All lines in the data bearing the string "seaborn" should be identified and copied.

* **Data records**:
=======

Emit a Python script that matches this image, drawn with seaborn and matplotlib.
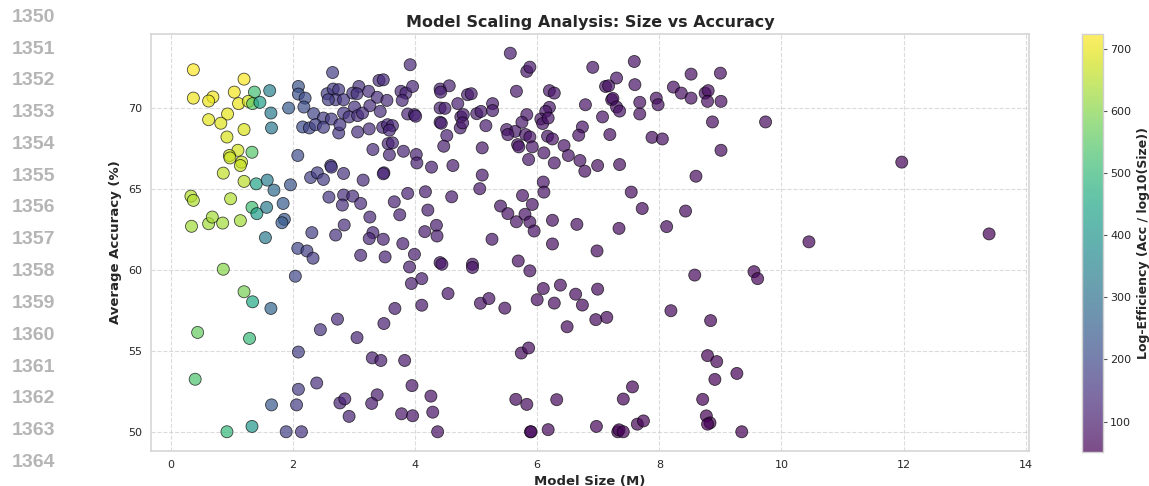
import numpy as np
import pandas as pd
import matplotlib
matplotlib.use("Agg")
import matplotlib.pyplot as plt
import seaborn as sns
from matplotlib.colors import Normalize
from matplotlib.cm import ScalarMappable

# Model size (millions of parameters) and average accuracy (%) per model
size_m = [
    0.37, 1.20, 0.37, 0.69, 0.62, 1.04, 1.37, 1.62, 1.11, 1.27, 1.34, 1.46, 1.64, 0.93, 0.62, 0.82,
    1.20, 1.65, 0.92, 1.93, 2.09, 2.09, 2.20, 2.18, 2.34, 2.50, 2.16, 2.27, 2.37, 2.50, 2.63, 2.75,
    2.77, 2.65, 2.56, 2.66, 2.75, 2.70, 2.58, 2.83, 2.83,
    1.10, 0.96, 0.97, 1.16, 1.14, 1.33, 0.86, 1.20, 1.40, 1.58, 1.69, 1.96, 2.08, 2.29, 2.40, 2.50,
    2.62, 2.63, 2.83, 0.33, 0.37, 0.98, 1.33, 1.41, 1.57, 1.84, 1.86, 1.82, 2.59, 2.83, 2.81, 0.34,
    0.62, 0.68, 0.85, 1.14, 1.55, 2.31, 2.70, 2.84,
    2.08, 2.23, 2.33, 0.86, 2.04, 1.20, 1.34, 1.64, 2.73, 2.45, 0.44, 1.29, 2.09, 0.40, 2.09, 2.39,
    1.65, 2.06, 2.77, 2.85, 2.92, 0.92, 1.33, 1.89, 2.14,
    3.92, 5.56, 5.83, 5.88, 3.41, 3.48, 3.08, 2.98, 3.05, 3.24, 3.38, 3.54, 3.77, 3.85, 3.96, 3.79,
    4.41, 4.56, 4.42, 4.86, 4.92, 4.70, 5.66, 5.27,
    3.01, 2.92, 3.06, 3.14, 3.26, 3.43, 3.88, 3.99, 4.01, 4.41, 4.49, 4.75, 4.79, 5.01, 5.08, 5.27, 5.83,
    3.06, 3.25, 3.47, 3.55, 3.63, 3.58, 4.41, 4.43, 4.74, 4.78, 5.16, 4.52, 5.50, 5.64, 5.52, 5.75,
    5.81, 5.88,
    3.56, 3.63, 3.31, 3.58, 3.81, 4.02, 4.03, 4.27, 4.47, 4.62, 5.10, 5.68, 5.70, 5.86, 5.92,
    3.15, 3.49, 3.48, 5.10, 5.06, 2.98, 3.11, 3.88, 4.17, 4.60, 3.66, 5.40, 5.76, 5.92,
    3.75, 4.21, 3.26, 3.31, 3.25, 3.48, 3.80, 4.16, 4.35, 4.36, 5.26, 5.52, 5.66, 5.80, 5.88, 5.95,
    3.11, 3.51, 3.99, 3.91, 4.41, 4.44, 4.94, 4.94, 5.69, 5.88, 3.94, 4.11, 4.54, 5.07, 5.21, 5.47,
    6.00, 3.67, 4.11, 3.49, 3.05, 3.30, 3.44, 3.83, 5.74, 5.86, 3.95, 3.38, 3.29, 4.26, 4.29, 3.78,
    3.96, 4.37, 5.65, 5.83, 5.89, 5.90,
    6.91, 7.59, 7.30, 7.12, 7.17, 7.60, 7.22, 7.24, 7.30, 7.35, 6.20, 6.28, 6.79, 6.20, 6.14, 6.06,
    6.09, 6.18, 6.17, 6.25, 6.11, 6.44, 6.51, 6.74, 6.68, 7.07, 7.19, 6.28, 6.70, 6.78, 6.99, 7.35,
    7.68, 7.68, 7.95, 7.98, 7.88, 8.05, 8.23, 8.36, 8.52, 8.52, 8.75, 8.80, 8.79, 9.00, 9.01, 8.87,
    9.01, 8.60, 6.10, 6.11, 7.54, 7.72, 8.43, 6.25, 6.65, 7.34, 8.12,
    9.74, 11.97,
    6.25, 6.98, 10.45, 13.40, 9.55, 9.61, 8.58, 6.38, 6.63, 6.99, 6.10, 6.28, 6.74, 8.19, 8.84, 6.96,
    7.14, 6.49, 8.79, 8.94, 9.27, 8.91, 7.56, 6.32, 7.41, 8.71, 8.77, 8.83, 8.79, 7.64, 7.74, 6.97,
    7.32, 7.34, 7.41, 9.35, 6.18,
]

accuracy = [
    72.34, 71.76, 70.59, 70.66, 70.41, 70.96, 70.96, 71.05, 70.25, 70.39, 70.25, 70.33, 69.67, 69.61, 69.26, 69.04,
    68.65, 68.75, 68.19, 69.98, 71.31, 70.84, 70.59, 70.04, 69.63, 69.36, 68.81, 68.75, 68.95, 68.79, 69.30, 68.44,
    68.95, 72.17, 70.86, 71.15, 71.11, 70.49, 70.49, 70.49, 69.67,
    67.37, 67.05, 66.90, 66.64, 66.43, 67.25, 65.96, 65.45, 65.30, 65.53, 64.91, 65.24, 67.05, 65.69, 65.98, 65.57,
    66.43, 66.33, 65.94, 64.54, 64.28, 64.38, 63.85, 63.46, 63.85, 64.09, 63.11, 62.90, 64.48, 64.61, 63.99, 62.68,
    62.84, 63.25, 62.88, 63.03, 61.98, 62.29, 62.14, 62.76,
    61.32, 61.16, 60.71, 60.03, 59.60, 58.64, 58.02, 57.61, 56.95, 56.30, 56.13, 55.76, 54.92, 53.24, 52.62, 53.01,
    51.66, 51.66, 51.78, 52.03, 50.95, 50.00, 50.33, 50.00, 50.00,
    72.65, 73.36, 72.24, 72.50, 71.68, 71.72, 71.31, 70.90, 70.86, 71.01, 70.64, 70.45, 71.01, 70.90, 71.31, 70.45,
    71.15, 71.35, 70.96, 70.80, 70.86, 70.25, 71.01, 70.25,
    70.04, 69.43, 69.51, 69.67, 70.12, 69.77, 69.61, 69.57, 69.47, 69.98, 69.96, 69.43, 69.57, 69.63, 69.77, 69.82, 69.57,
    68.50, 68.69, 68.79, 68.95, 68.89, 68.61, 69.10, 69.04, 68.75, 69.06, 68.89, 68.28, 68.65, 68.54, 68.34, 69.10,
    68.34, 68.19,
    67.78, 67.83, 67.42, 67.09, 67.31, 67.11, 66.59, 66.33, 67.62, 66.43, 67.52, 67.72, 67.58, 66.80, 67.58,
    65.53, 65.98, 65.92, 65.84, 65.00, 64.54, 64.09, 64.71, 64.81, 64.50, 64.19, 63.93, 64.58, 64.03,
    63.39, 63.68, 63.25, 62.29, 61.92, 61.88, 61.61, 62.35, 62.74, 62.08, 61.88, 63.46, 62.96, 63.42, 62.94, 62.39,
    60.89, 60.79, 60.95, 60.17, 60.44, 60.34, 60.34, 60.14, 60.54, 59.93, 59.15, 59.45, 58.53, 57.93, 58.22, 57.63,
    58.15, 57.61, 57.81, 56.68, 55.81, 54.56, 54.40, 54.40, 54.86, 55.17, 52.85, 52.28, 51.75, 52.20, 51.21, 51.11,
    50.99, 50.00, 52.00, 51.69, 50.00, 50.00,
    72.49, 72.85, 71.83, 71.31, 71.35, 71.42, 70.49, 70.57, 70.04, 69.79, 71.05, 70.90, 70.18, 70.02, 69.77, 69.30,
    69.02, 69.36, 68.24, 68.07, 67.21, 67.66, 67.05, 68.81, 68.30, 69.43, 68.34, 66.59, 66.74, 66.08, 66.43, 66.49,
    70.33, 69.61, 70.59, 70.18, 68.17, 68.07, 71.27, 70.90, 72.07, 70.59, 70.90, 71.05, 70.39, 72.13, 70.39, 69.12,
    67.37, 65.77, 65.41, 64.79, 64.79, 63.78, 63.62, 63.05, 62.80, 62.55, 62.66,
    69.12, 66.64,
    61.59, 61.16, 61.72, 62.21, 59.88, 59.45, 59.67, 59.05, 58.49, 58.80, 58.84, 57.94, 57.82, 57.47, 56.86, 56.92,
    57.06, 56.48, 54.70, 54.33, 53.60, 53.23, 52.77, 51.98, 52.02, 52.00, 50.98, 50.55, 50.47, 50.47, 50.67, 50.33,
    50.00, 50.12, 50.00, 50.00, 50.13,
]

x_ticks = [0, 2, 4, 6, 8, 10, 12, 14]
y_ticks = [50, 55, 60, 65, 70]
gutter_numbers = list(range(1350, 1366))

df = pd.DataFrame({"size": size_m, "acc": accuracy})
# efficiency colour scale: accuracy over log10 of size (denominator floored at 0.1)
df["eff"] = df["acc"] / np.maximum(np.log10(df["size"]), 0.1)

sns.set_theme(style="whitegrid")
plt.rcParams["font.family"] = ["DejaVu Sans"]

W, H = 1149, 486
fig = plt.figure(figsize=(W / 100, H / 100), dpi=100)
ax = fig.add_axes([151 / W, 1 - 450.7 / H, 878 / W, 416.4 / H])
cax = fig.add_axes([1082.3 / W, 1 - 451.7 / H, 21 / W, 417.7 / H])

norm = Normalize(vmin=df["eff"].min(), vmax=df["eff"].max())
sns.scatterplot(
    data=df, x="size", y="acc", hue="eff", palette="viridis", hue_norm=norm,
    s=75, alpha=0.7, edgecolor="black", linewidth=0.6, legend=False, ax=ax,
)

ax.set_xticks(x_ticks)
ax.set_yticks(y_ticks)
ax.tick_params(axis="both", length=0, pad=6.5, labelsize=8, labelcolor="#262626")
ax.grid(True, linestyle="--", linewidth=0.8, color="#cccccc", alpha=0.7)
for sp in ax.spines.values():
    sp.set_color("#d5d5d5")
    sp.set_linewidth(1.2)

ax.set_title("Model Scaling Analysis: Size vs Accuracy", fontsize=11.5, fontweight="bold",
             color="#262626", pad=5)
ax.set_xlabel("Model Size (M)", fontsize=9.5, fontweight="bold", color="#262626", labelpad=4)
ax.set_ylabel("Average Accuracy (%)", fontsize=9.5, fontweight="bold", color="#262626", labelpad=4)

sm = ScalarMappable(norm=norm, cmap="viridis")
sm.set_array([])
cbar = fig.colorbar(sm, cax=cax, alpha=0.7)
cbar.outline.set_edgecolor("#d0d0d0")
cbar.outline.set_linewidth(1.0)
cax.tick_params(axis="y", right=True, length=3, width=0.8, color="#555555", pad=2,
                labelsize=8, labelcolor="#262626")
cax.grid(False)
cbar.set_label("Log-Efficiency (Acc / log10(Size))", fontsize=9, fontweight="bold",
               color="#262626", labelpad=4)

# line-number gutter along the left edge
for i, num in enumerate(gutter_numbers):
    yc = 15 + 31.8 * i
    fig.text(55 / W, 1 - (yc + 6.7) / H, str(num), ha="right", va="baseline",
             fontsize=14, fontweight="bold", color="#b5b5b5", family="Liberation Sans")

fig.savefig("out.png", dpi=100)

=======

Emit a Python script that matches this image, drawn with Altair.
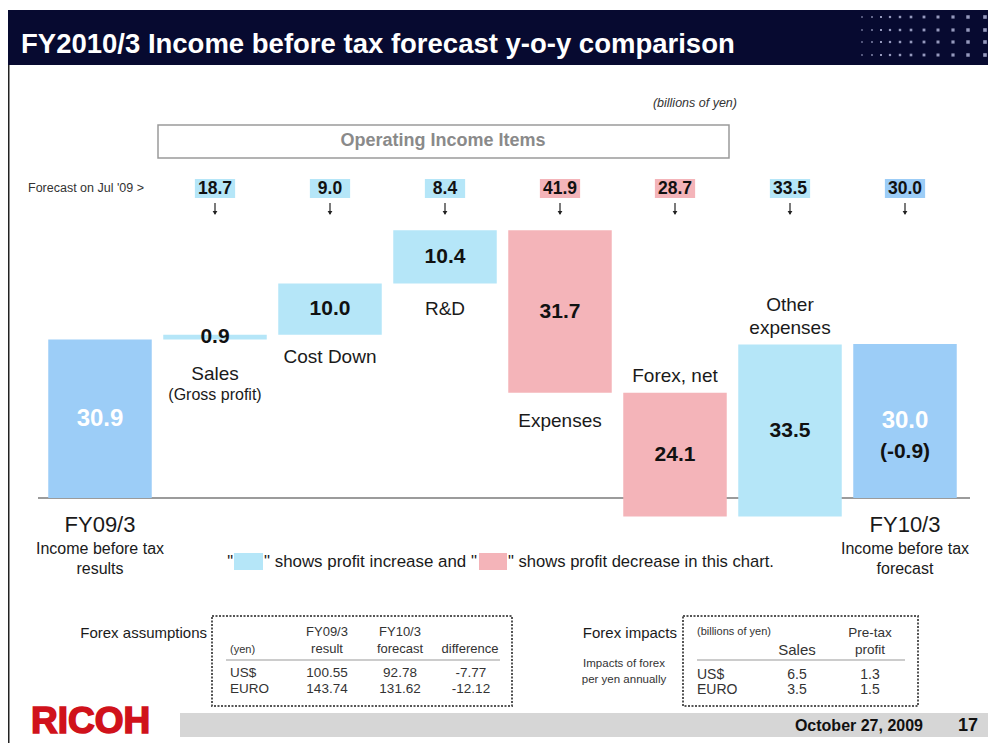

=======

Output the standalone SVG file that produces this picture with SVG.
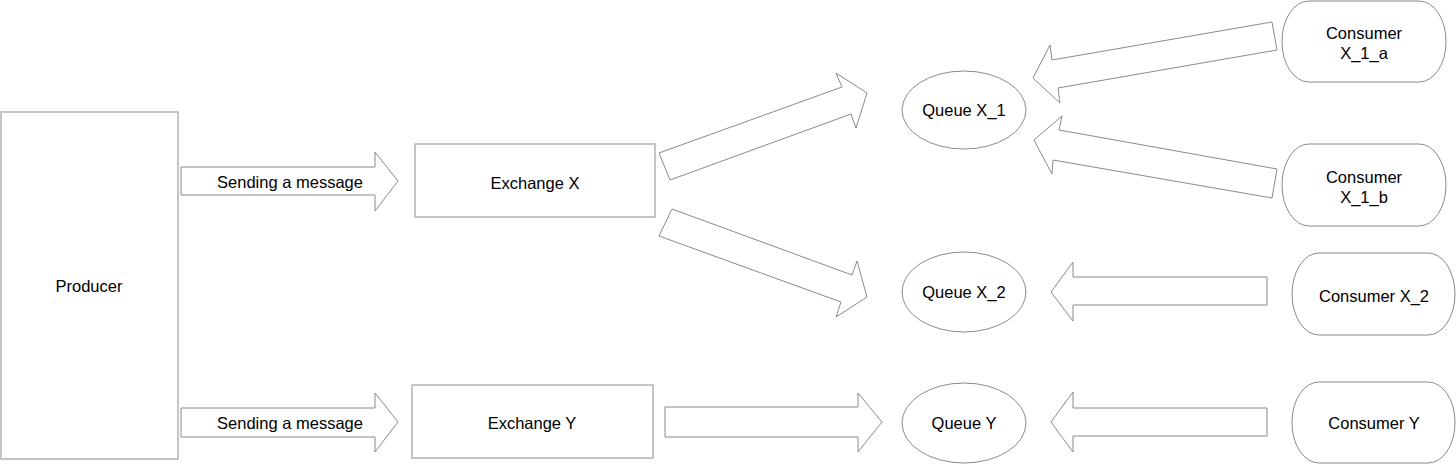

=======

* **Output of the exercise**:
Emit a Python script that matches this image, drawn with seaborn and matplotlib.
import seaborn as sns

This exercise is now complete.